**INSTRUCTIONS FOR THE TASK**
Output every entry exactly as written, but omit the pictures.
##### ENTRIES SHOWN #####
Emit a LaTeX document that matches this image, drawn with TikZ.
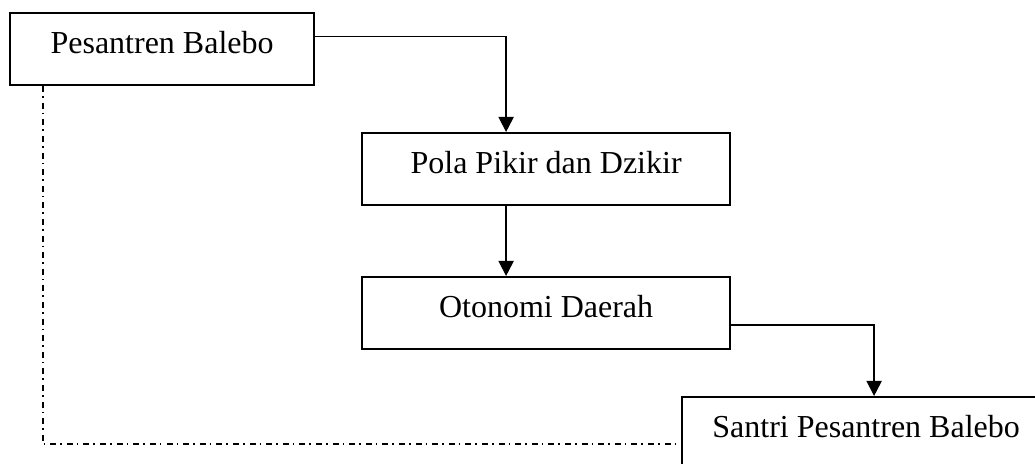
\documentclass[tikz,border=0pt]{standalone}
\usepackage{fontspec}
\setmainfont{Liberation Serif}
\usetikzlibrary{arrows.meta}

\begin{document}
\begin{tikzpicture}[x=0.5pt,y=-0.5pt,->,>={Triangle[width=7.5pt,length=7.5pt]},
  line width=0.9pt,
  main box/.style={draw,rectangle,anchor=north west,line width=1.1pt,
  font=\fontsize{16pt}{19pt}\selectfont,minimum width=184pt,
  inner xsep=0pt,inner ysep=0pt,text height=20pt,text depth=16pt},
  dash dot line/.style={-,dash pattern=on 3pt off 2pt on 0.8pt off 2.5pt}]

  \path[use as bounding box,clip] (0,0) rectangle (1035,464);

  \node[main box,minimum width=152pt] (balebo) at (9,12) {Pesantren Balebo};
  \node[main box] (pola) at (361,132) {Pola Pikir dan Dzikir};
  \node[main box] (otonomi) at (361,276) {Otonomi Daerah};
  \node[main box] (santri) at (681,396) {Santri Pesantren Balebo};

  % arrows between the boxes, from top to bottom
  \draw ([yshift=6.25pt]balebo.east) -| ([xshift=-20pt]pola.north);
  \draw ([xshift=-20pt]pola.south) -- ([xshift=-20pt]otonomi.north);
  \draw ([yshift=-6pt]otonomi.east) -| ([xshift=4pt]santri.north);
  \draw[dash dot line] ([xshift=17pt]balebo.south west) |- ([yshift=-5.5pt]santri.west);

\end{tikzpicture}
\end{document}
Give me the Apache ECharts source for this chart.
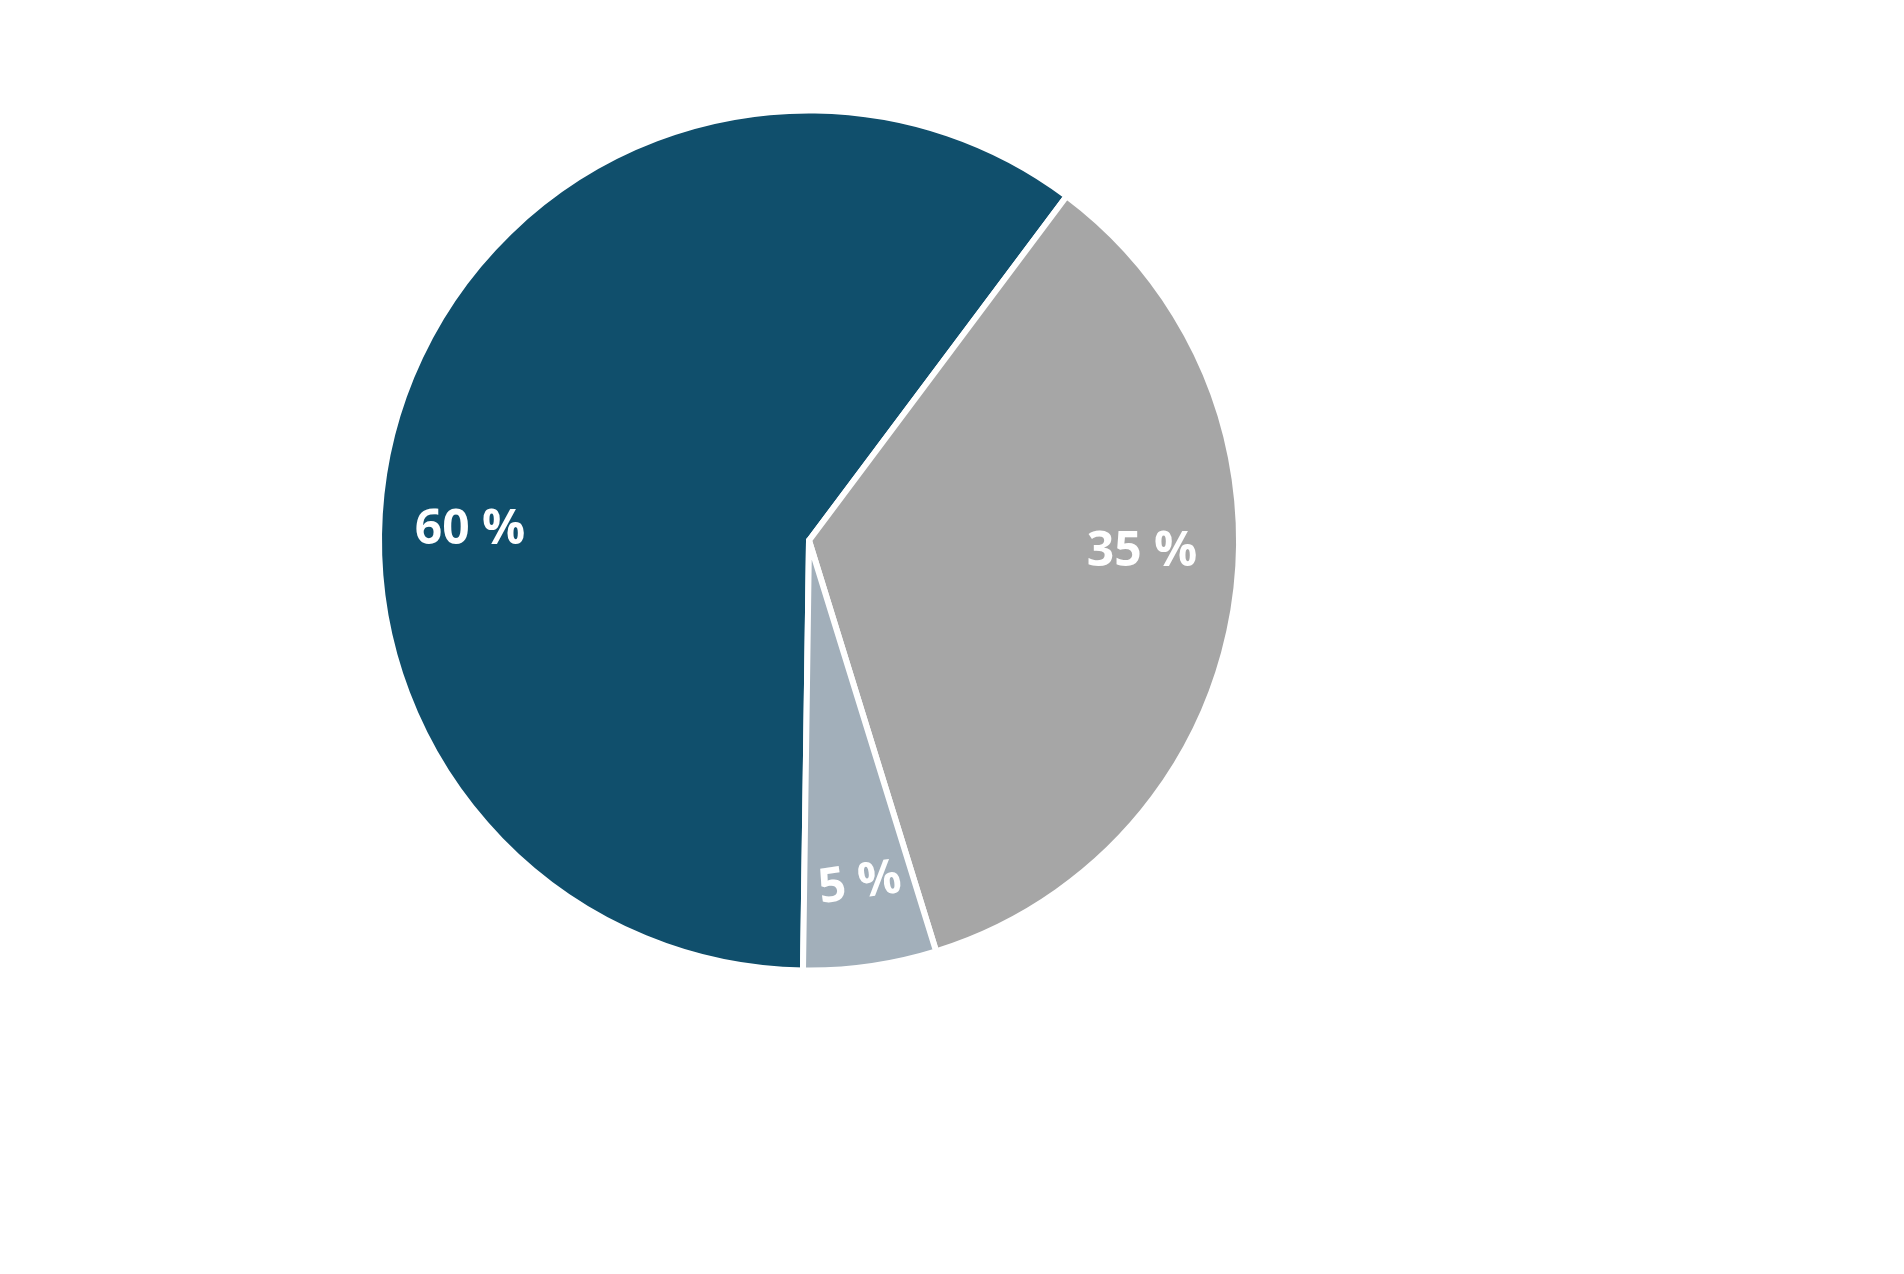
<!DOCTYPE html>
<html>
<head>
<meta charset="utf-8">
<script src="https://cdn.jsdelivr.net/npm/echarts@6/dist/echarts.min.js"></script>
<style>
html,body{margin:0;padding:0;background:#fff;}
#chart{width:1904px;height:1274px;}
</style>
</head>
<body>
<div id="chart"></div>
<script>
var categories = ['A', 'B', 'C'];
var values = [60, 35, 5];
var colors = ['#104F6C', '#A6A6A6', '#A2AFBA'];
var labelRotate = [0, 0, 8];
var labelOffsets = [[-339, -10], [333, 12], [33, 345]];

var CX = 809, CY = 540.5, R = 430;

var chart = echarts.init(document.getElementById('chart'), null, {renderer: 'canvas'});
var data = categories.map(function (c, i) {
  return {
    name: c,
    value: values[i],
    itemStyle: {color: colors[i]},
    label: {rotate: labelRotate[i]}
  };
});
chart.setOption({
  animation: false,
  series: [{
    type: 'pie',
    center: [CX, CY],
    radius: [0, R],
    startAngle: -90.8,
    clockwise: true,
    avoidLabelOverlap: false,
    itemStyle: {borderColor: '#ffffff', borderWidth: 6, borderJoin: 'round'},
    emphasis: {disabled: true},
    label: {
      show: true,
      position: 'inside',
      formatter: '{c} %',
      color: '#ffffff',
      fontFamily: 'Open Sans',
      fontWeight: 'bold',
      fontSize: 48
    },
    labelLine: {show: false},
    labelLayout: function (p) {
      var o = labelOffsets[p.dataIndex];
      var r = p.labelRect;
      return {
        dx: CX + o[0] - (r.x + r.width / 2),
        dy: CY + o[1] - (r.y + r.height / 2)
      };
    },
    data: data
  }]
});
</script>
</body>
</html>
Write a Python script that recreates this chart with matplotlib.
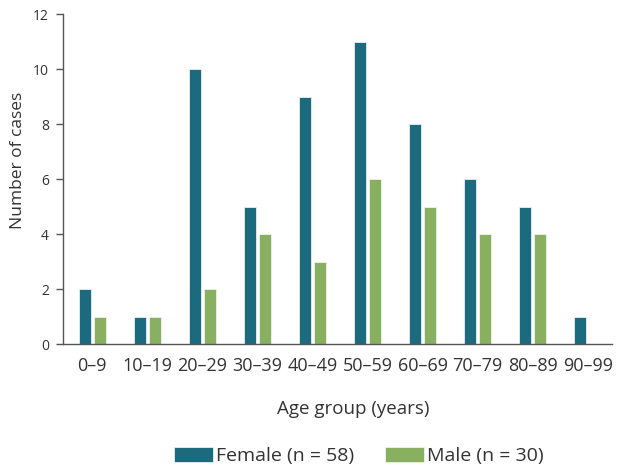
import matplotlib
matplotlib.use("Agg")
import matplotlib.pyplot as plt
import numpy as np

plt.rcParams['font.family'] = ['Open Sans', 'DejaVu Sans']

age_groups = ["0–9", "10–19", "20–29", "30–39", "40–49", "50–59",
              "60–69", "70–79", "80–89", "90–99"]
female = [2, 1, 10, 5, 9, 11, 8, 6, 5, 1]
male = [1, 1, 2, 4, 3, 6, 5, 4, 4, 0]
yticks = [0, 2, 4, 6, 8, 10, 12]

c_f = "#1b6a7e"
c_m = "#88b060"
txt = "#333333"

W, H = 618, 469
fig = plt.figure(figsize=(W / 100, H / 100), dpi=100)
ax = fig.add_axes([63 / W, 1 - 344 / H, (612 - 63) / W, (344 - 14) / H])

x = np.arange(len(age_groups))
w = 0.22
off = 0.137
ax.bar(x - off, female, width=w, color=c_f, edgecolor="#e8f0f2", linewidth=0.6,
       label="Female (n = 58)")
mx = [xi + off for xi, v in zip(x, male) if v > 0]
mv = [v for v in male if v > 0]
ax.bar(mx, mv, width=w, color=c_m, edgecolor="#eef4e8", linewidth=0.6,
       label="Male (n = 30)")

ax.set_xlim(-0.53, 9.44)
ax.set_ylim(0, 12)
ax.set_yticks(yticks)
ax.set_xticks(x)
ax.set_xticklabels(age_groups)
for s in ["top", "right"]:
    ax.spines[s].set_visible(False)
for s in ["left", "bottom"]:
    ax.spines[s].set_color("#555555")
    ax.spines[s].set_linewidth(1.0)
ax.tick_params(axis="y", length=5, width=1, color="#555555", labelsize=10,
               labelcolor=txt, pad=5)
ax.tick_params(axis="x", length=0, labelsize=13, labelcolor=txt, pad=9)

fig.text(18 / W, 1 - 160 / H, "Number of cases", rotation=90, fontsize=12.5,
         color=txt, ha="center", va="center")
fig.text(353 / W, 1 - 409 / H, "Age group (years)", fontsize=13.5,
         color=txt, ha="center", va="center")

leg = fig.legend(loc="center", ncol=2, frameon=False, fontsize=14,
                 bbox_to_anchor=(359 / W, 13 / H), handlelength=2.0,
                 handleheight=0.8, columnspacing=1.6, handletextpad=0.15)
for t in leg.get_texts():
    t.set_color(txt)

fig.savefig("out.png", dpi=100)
#####
**WRITTEN REPLY**
Emit a LaTeX document that matches this image, drawn with TikZ.
\documentclass[tikz,border=0pt]{standalone}
\usepackage{fontspec}
\setmainfont{Liberation Serif}
\usetikzlibrary{arrows.meta}

\begin{document}
\begin{tikzpicture}[x=0.5pt,y=-0.5pt,->,>={Triangle[width=7.5pt,length=7.5pt]},
  line width=0.9pt,
  main box/.style={draw,rectangle,anchor=north west,line width=1.1pt,
  font=\fontsize{16pt}{19pt}\selectfont,minimum width=184pt,
  inner xsep=0pt,inner ysep=0pt,text height=20pt,text depth=16pt},
  dash dot line/.style={-,dash pattern=on 3pt off 2pt on 0.8pt off 2.5pt}]

  \path[use as bounding box,clip] (0,0) rectangle (1035,464);

  \node[main box,minimum width=152pt] (balebo) at (9,12) {Pesantren Balebo};
  \node[main box] (pola) at (361,132) {Pola Pikir dan Dzikir};
  \node[main box] (otonomi) at (361,276) {Otonomi Daerah};
  \node[main box] (santri) at (681,396) {Santri Pesantren Balebo};

  % arrows between the boxes, from top to bottom
  \draw ([yshift=6.25pt]balebo.east) -| ([xshift=-20pt]pola.north);
  \draw ([xshift=-20pt]pola.south) -- ([xshift=-20pt]otonomi.north);
  \draw ([yshift=-6pt]otonomi.east) -| ([xshift=4pt]santri.north);
  \draw[dash dot line] ([xshift=17pt]balebo.south west) |- ([yshift=-5.5pt]santri.west);

\end{tikzpicture}
\end{document}
Give me the Apache ECharts source for this chart.
<!DOCTYPE html>
<html>
<head>
<meta charset="utf-8">
<script src="https://cdn.jsdelivr.net/npm/echarts@6/dist/echarts.min.js"></script>
<style>
html,body{margin:0;padding:0;background:#fff;}
#chart{width:1904px;height:1274px;}
</style>
</head>
<body>
<div id="chart"></div>
<script>
var categories = ['A', 'B', 'C'];
var values = [60, 35, 5];
var colors = ['#104F6C', '#A6A6A6', '#A2AFBA'];
var labelRotate = [0, 0, 8];
var labelOffsets = [[-339, -10], [333, 12], [33, 345]];

var CX = 809, CY = 540.5, R = 430;

var chart = echarts.init(document.getElementById('chart'), null, {renderer: 'canvas'});
var data = categories.map(function (c, i) {
  return {
    name: c,
    value: values[i],
    itemStyle: {color: colors[i]},
    label: {rotate: labelRotate[i]}
  };
});
chart.setOption({
  animation: false,
  series: [{
    type: 'pie',
    center: [CX, CY],
    radius: [0, R],
    startAngle: -90.8,
    clockwise: true,
    avoidLabelOverlap: false,
    itemStyle: {borderColor: '#ffffff', borderWidth: 6, borderJoin: 'round'},
    emphasis: {disabled: true},
    label: {
      show: true,
      position: 'inside',
      formatter: '{c} %',
      color: '#ffffff',
      fontFamily: 'Open Sans',
      fontWeight: 'bold',
      fontSize: 48
    },
    labelLine: {show: false},
    labelLayout: function (p) {
      var o = labelOffsets[p.dataIndex];
      var r = p.labelRect;
      return {
        dx: CX + o[0] - (r.x + r.width / 2),
        dy: CY + o[1] - (r.y + r.height / 2)
      };
    },
    data: data
  }]
});
</script>
</body>
</html>
Write a Python script that recreates this chart with matplotlib.
import matplotlib
matplotlib.use("Agg")
import matplotlib.pyplot as plt
import numpy as np

plt.rcParams['font.family'] = ['Open Sans', 'DejaVu Sans']

age_groups = ["0–9", "10–19", "20–29", "30–39", "40–49", "50–59",
              "60–69", "70–79", "80–89", "90–99"]
female = [2, 1, 10, 5, 9, 11, 8, 6, 5, 1]
male = [1, 1, 2, 4, 3, 6, 5, 4, 4, 0]
yticks = [0, 2, 4, 6, 8, 10, 12]

c_f = "#1b6a7e"
c_m = "#88b060"
txt = "#333333"

W, H = 618, 469
fig = plt.figure(figsize=(W / 100, H / 100), dpi=100)
ax = fig.add_axes([63 / W, 1 - 344 / H, (612 - 63) / W, (344 - 14) / H])

x = np.arange(len(age_groups))
w = 0.22
off = 0.137
ax.bar(x - off, female, width=w, color=c_f, edgecolor="#e8f0f2", linewidth=0.6,
       label="Female (n = 58)")
mx = [xi + off for xi, v in zip(x, male) if v > 0]
mv = [v for v in male if v > 0]
ax.bar(mx, mv, width=w, color=c_m, edgecolor="#eef4e8", linewidth=0.6,
       label="Male (n = 30)")

ax.set_xlim(-0.53, 9.44)
ax.set_ylim(0, 12)
ax.set_yticks(yticks)
ax.set_xticks(x)
ax.set_xticklabels(age_groups)
for s in ["top", "right"]:
    ax.spines[s].set_visible(False)
for s in ["left", "bottom"]:
    ax.spines[s].set_color("#555555")
    ax.spines[s].set_linewidth(1.0)
ax.tick_params(axis="y", length=5, width=1, color="#555555", labelsize=10,
               labelcolor=txt, pad=5)
ax.tick_params(axis="x", length=0, labelsize=13, labelcolor=txt, pad=9)

fig.text(18 / W, 1 - 160 / H, "Number of cases", rotation=90, fontsize=12.5,
         color=txt, ha="center", va="center")
fig.text(353 / W, 1 - 409 / H, "Age group (years)", fontsize=13.5,
         color=txt, ha="center", va="center")

leg = fig.legend(loc="center", ncol=2, frameon=False, fontsize=14,
                 bbox_to_anchor=(359 / W, 13 / H), handlelength=2.0,
                 handleheight=0.8, columnspacing=1.6, handletextpad=0.15)
for t in leg.get_texts():
    t.set_color(txt)

fig.savefig("out.png", dpi=100)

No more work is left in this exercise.